April 21st, 2020 8:31 AM

On Monday night, Fox News host Sean Hannity went after a New York Times hit piece by Ginia Bellafante suggesting he and other Fox News hosts caused the death of a 74-year old Brooklyn bartender from the coronavirus, since they downplayed the dangers. 

The best part of Hannity's segment came when he pulled out a tweet from February 27 (what liberal reporters call "the lost month" for action) in which Bellafante proclaimed "I fundamentally don't understand the panic. Incidence of the disease is declining in China. Virus is not deadly in vast majority of cases."

The virus isn't deadly in the vast majority of cases. But it can be deadly, and its spread is sneaky and vicious. Bellafante played up the family grieving their loved one's cable-news habits: 

“He watched Fox, and believed it was under control,’’ [his daughter] Kristen told me.

Early in March Sean Hannity went on air proclaiming that he didn’t like the way that the American people were getting scared “unnecessarily.’’ He saw it all, he said, “as like, let’s bludgeon Trump with this new hoax.”

Hannity said "This is the kind of rampant hypocrisy, negligent behavior that is so widespread."

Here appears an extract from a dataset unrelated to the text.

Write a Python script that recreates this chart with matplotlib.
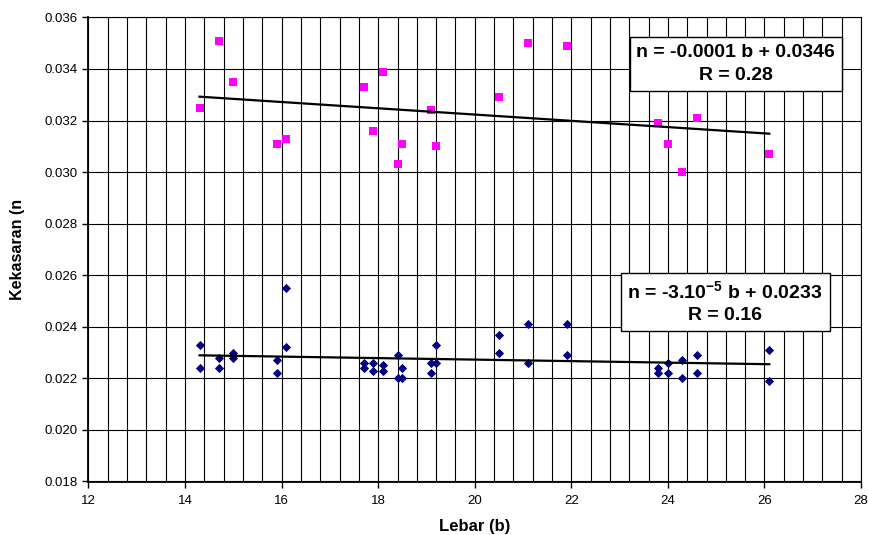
import matplotlib
matplotlib.use("Agg")
import matplotlib.pyplot as plt
from matplotlib.ticker import MultipleLocator, FormatStrFormatter
import numpy as np

plt.rcParams['font.family'] = ['Liberation Sans', 'DejaVu Sans']
plt.rcParams['mathtext.fontset'] = 'custom'
plt.rcParams['mathtext.rm'] = 'Liberation Sans:bold'
plt.rcParams['mathtext.default'] = 'rm'

# lebar (b) untuk tiap penampang
lebar = [14.3, 14.7, 15.0, 15.9, 16.1, 17.7, 17.9, 18.1, 18.4, 18.5,
         19.1, 19.2, 20.5, 21.1, 21.9, 23.8, 24.0, 24.3, 24.6, 26.1]

# seri atas (kotak magenta)
n_atas = [0.0325, 0.0351, 0.0335, 0.0311, 0.0313, 0.0333, 0.0316, 0.0339, 0.0303, 0.0311,
          0.0324, 0.0310, 0.0329, 0.0350, 0.0349, 0.0319, 0.0311, 0.0300, 0.0321, 0.0307]

# seri bawah (belah ketupat biru), dua nilai per lebar
n_bawah_1 = [0.0233, 0.0228, 0.0230, 0.0227, 0.0255, 0.0226, 0.0226, 0.0225, 0.0229, 0.0224,
             0.0226, 0.0233, 0.0237, 0.0241, 0.0241, 0.0224, 0.0226, 0.0227, 0.0229, 0.0231]
n_bawah_2 = [0.0224, 0.0224, 0.0228, 0.0222, 0.0232, 0.0224, 0.0223, 0.0223, 0.0220, 0.0220,
             0.0222, 0.0226, 0.0230, 0.0226, 0.0229, 0.0222, 0.0222, 0.0220, 0.0222, 0.0219]

label_atas = "n = -0.0001 b + 0.0346\nR = 0.28"
label_bawah = "n = -3.10$^{-5}$ b + 0.0233\nR = 0.16"

fig = plt.figure(figsize=(8.7, 5.35), dpi=100)
ax = fig.add_axes([0.1017, 0.1, 0.888, 0.8675])

x_atas = np.array(lebar)
y_atas = np.array(n_atas)
x_bawah = np.array(lebar + lebar)
y_bawah = np.array(n_bawah_1 + n_bawah_2)

ax.scatter(x_bawah, y_bawah, marker='D', s=22, color='#000080', zorder=3, linewidths=0)
ax.scatter(x_atas, y_atas, marker='s', s=36, color='#FF00FF', zorder=3, linewidths=0)

# garis tren linear
for xs, ys in [(x_atas, y_atas), (x_bawah, y_bawah)]:
    a, b = np.polyfit(xs, ys, 1)
    xx = np.array([xs.min(), xs.max()])
    ax.plot(xx, a * xx + b, color='black', lw=1.6, zorder=4)

ax.set_xlim(12, 28)
ax.set_ylim(0.018, 0.036)
ax.xaxis.set_major_locator(MultipleLocator(2))
ax.xaxis.set_minor_locator(MultipleLocator(0.4))
ax.yaxis.set_major_locator(MultipleLocator(0.002))
ax.yaxis.set_major_formatter(FormatStrFormatter('%.3f'))
ax.grid(True, which='both', axis='x', color='black', lw=0.8)
ax.grid(True, which='major', axis='y', color='black', lw=0.8)
ax.set_axisbelow(True)

ax.tick_params(axis='both', which='major', length=4, width=1, labelsize=9.5, direction='out')
ax.tick_params(axis='x', which='major', pad=6)
ax.tick_params(axis='x', which='minor', length=0)
for s in ['left', 'bottom']:
    ax.spines[s].set_linewidth(1.3)
for s in ['top', 'right']:
    ax.spines[s].set_linewidth(0.8)

ax.set_xlabel("Lebar (b)", fontsize=12, fontweight='bold', labelpad=8)
ax.set_ylabel("Kekasaran (n", fontsize=11.5, fontweight='bold', labelpad=14)

kotak = dict(boxstyle='square,pad=0.35', facecolor='white', edgecolor='black', lw=1)
ax.text(0.838, 0.90, label_atas, transform=ax.transAxes, ha='center', va='center',
        fontsize=14, fontweight='bold', bbox=kotak, linespacing=1.45, zorder=5)
ax.text(0.824, 0.387, label_bawah, transform=ax.transAxes, ha='center', va='center',
        fontsize=14, fontweight='bold', bbox=kotak, linespacing=1.4, zorder=5)

fig.savefig("out.png", dpi=100)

Already, so-called "social scientists" are also seeking to establish that Hannity has caused a wave of coronavirus deaths. A new paper from the University of Chicago's Becker Friedman Institute for Economics -- named for two free-market economists! -- reviewed "Misinformation During a Pandemic." Four academics -- Leonardo Bursztyn, Aakaash Rao, Christopher Roth, and David Yanagizawa-Drott -- compared Tucker Carlson (who apparently didn't lead people off a corona-cliff) with Hannity: 

We study the effects of news coverage of the novel coronavirus by the two most widely-viewed cable news shows in the United States – Hannity and Tucker Carlson Tonight, both on Fox News – on viewers' behavior and downstream health outcomes. Carlson warned viewers about the threat posed by the coronavirus from early February, while Hannity originally dismissed the risks associated with the virus before gradually adjusting his position starting late February.... 

We then turn to the effects on the pandemic itself, examining health outcomes across counties. First, we document that greater viewership of Hannity relative to Tucker Carlson Tonight is strongly associated with a greater number of COVID-19 cases and deaths in the early stages of the pandemic. The relationship is stable across an expansive set of robustness tests....

These estimates also show that greater exposure to Hannity relative to Tucker Carlson Tonight is associated with a greater number of county-level cases and deaths.

It was Hannity who was really rolling out an "expansive set of robustness tests."